Andrew Johnson, Compton's Resident Horseshoer on a Neighborhood Growing its own Food

Departures is KCET's oral history and interactive documentary project that thoroughly explores neighborhoods through the people that live there. In January, SoCal Focus is taking readers through the Richland Farms series one day at a time.

Andrew Johnson moved to Compton's Richland Farms when he was 5 years old and remembers a childhood of dirt roads and chicken farms, and activities like racing horses, chasing rabbits and hunting crawdad. "It was like Griffith Park!" he excitedly exclaimed.

Back in those days, Johnson said, the neighborhood sustained its own food economy. "They used to barter," he explained of his dad who had goats and cows, and of neighbors who had chickens and rabbits. "All the food came from here and we ate natural.
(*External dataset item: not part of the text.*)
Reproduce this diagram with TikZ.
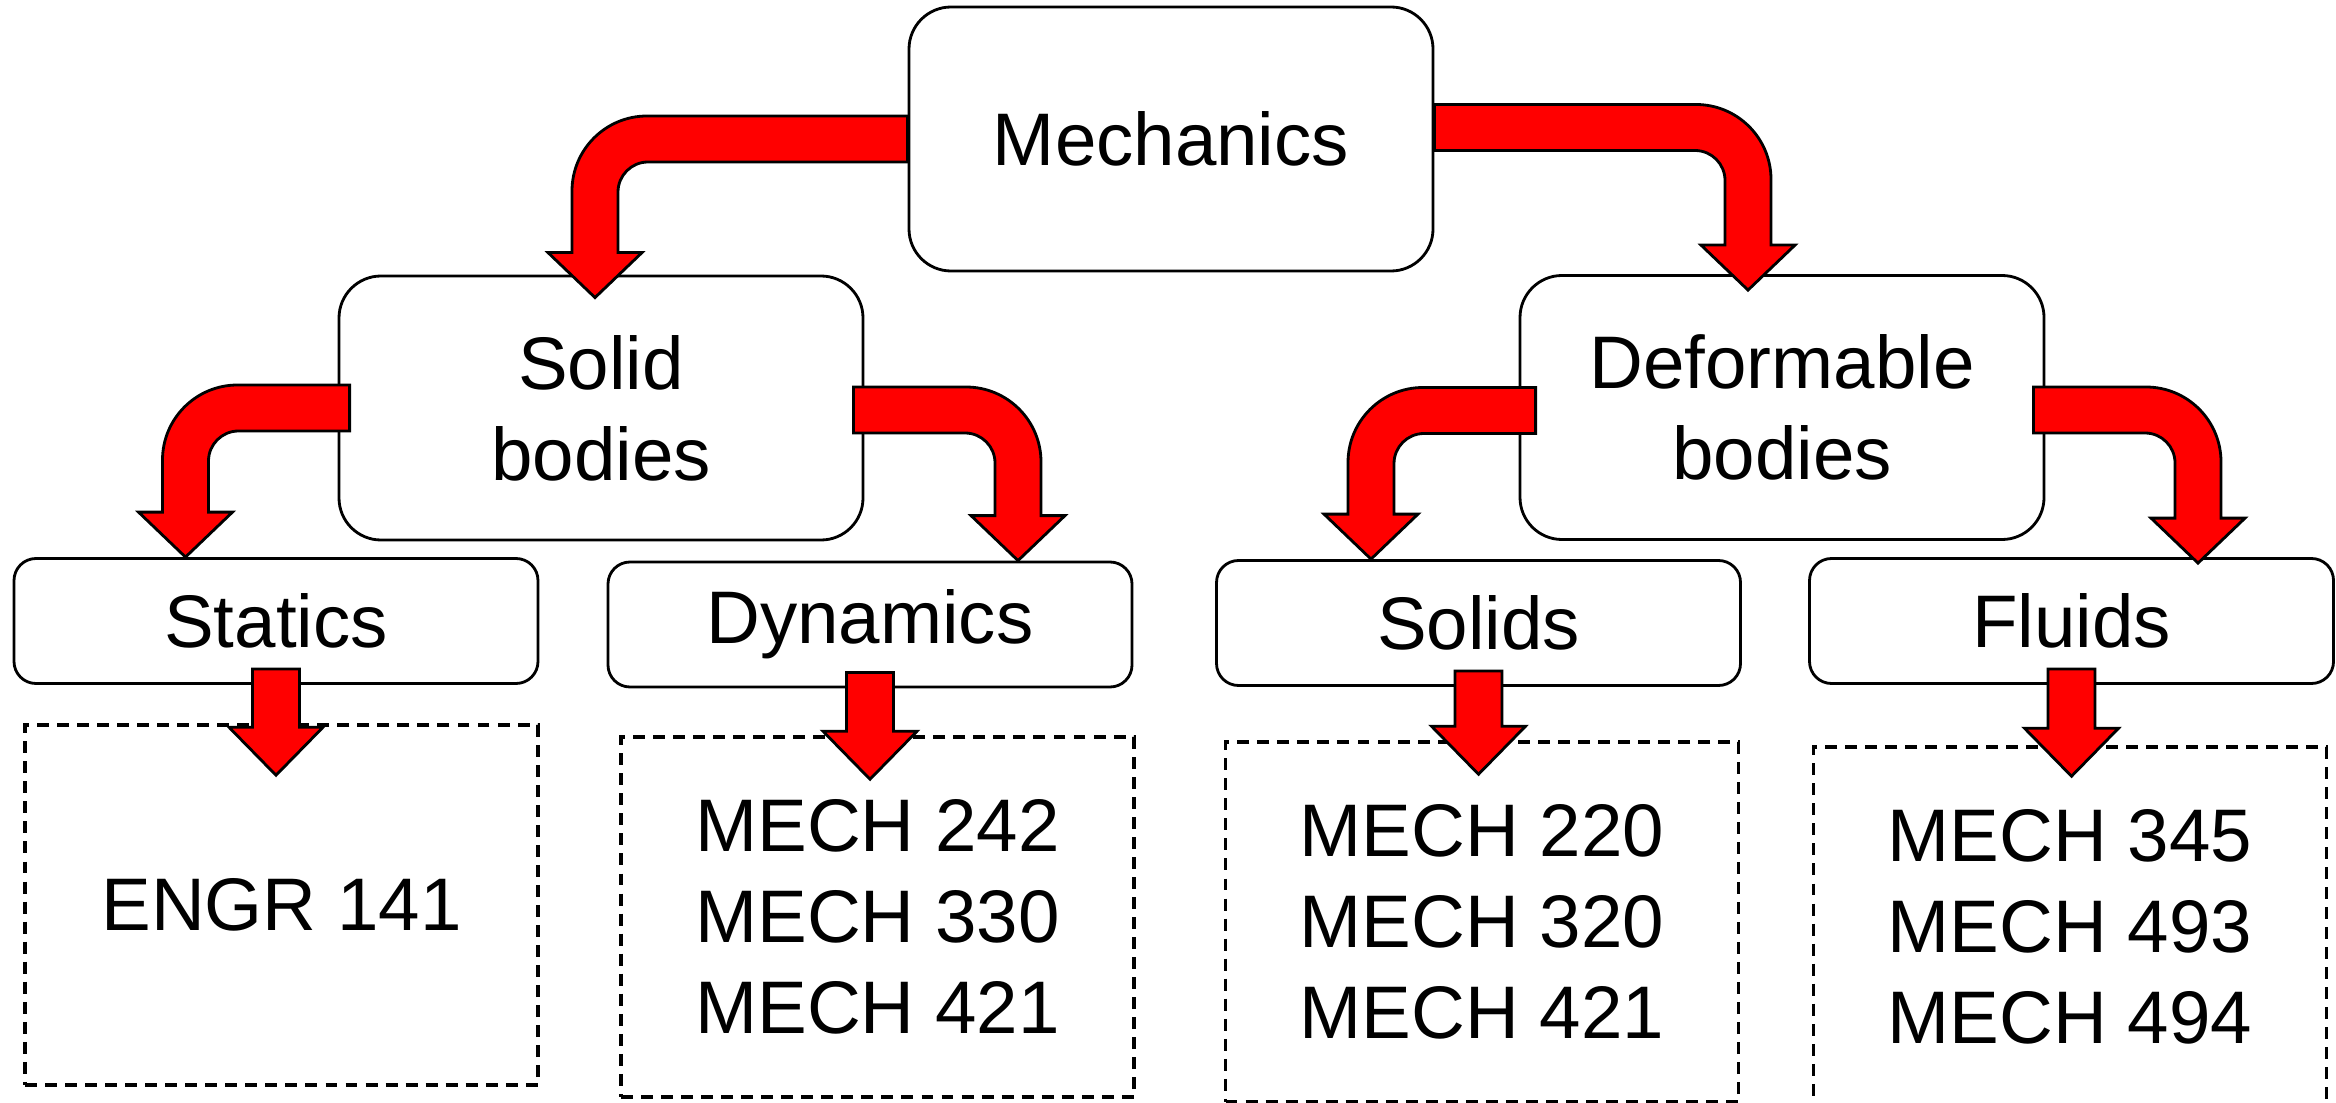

We didn't have the market--Miracle Market was a local market for us that we put our food inside of. There was another one here on Greenleaf... it was all here, everything."

Today things are different, but some residents are still growing their own.

Johnson, who also works with the Compton Jr. Posse, credits the neighborhood lifestyle for keeping him alive. "I didn't get into any gangs or anything because I was trying to follow the horses." Now at 55, his typical day consists of waking up 3:30 in the morning, going for a run, cleaning his horse stalls and then cleaning stalls for 20 other horses down the street.

To put it simply, Johnson says Richland Farms is "joy, peace, love and happiness, and the best riding we can do."

The Departures Richland Farms series is broken down into two parts as interactive murals: The Past and The Present. The above information is based on The Present's second mural hotspot, which was produced by student producer Tachi Vickers.